Task input:
>> BEGIN

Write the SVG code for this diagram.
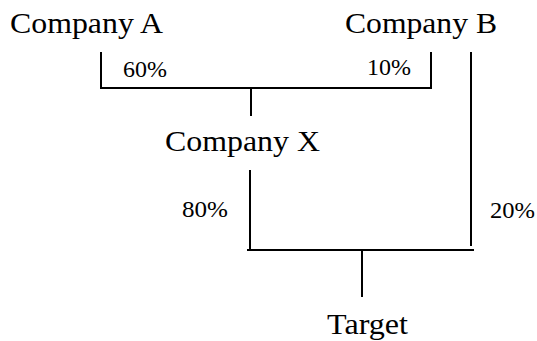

>> END
>> BEGIN

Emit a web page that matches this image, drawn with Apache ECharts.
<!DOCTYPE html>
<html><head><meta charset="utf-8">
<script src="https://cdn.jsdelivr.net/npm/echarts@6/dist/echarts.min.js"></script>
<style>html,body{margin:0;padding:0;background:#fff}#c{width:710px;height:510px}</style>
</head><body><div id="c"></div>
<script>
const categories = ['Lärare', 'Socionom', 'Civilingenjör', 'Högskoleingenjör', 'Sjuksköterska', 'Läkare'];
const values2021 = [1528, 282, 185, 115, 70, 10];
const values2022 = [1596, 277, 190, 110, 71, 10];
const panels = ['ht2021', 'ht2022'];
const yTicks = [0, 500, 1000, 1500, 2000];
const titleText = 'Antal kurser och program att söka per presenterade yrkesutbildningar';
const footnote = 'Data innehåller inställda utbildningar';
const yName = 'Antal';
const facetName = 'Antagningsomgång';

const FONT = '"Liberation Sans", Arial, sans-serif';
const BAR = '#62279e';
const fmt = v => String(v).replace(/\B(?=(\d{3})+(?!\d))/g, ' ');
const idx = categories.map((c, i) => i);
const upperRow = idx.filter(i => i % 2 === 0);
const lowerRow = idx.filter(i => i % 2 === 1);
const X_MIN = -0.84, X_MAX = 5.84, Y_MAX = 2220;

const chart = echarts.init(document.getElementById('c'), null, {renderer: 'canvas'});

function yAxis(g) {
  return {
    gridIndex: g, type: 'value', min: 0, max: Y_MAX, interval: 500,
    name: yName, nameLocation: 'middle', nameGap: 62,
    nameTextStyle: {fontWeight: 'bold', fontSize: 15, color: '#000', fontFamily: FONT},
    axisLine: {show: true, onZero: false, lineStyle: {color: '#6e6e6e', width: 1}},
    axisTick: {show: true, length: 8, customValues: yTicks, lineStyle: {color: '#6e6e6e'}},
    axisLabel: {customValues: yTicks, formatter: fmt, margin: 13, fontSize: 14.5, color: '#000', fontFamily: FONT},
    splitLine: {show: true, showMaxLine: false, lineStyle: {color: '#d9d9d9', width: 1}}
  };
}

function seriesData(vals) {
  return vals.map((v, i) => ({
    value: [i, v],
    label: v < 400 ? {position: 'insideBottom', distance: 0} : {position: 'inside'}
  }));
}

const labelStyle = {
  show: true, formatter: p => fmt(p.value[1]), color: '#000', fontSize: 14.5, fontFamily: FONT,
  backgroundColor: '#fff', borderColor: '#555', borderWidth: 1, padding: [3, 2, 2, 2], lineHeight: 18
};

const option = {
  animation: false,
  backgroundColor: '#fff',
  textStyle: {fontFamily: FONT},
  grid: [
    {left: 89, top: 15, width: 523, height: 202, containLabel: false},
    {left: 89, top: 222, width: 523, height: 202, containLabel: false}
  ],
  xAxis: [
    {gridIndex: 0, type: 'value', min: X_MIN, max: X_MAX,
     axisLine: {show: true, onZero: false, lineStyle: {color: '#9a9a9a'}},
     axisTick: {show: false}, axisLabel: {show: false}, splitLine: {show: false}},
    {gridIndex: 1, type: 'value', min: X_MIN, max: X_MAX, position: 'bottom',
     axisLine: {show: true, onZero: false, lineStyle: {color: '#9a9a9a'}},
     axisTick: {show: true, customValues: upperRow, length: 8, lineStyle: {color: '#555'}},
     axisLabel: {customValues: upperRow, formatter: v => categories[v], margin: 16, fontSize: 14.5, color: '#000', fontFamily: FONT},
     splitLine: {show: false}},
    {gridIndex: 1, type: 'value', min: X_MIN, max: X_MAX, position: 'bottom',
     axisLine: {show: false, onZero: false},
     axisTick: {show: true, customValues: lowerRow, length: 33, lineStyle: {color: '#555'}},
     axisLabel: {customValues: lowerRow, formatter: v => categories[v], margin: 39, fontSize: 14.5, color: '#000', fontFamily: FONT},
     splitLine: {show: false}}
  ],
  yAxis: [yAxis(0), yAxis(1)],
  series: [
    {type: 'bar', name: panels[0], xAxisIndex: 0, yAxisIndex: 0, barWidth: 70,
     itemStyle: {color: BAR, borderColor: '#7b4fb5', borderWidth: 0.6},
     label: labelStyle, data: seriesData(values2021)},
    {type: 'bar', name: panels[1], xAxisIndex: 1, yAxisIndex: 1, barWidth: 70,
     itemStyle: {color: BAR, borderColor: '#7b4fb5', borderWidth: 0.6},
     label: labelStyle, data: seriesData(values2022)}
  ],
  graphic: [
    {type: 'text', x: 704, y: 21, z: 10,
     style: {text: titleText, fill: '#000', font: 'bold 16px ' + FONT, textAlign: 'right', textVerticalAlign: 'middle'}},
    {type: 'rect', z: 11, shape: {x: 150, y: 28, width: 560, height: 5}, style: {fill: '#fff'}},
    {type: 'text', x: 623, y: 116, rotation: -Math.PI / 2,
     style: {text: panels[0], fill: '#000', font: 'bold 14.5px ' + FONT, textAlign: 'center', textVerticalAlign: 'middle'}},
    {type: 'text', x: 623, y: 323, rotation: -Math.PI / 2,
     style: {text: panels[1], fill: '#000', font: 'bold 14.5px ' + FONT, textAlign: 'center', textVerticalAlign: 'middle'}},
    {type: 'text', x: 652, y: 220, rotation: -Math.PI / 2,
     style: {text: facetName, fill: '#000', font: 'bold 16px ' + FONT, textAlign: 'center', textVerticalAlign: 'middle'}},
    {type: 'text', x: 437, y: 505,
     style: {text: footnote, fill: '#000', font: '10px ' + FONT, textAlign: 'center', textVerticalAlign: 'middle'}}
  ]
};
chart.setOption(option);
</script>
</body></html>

>> END
>> BEGIN

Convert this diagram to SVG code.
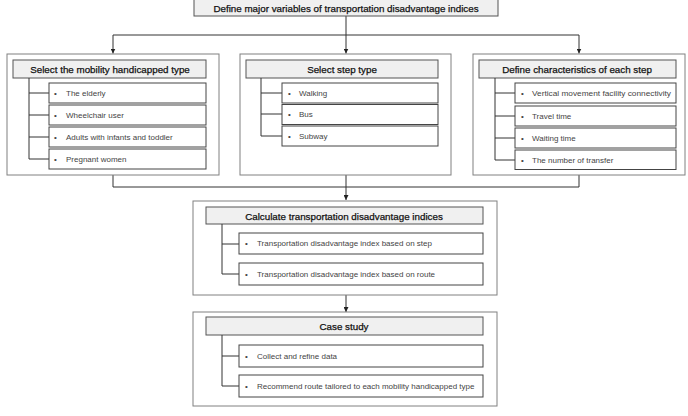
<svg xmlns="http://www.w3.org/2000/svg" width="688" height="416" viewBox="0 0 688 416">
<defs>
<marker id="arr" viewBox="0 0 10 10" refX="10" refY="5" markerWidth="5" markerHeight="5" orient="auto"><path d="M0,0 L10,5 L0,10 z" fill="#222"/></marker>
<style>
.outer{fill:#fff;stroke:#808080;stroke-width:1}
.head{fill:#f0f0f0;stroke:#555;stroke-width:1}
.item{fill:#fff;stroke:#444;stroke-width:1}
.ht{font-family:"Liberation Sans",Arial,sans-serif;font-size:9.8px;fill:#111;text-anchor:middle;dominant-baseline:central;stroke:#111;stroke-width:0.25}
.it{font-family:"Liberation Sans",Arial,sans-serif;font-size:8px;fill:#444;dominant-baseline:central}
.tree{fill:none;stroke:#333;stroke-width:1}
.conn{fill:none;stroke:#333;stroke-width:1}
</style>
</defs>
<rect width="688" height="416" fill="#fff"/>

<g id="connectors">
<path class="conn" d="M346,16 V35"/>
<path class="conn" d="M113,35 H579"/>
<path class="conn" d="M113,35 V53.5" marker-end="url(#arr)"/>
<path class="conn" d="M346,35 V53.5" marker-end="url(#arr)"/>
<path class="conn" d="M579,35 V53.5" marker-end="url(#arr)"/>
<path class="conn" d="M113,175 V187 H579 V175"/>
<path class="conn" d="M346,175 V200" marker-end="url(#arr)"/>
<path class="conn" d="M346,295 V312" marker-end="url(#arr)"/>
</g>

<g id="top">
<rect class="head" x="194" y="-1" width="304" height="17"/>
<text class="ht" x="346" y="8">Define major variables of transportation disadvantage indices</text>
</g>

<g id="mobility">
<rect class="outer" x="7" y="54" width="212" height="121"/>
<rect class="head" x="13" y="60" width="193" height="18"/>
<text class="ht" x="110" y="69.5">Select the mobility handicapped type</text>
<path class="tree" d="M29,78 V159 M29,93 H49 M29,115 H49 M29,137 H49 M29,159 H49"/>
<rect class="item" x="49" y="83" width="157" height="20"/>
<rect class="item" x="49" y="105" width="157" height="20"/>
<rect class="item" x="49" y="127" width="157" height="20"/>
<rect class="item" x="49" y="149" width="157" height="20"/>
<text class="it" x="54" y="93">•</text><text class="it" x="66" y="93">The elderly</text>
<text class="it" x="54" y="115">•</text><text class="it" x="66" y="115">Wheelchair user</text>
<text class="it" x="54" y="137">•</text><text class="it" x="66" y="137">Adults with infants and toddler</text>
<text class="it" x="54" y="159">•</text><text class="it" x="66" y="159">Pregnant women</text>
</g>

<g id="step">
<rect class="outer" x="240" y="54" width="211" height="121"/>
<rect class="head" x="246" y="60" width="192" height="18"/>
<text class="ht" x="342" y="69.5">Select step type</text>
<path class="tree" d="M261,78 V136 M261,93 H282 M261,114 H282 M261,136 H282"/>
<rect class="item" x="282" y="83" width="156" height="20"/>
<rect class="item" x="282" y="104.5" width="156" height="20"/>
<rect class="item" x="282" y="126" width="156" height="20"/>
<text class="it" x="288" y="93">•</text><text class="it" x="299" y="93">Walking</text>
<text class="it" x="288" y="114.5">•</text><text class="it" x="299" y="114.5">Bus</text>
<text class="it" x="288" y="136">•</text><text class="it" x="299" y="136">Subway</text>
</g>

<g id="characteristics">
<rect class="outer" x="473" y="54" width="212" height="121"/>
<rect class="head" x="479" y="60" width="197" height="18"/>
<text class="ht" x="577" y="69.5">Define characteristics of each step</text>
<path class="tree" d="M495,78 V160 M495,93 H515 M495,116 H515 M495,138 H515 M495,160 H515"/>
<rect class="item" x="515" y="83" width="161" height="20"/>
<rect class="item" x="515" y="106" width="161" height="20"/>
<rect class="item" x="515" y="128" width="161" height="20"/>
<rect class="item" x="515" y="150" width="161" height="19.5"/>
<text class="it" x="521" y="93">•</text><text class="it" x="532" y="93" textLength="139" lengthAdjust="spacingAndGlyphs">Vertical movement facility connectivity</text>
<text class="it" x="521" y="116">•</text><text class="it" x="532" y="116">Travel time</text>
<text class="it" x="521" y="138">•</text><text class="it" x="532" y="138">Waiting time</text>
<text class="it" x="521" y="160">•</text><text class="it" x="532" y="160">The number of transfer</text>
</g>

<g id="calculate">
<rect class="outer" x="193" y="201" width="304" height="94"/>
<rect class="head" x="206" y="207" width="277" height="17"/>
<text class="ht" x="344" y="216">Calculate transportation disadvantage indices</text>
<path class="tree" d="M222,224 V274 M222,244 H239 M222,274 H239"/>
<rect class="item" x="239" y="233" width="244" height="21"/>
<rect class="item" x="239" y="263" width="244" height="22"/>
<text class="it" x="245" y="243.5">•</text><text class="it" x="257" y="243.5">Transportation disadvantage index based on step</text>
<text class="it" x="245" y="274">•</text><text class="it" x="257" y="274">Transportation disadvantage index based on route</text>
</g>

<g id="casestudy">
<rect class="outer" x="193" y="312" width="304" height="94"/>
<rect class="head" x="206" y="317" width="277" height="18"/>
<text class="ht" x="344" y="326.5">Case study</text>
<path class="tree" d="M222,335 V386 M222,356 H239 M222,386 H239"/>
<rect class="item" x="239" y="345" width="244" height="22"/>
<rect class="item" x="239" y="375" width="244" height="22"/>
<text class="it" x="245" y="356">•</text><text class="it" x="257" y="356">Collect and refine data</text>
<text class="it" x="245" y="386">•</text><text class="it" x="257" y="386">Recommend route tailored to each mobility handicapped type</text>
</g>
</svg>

>> END

Pull out each line of the records holding the string "with".

Emit a web page that matches this image, drawn with Apache ECharts.
<text class="it" x="54" y="137">•</text><text class="it" x="66" y="137">Adults with infants and toddler</text>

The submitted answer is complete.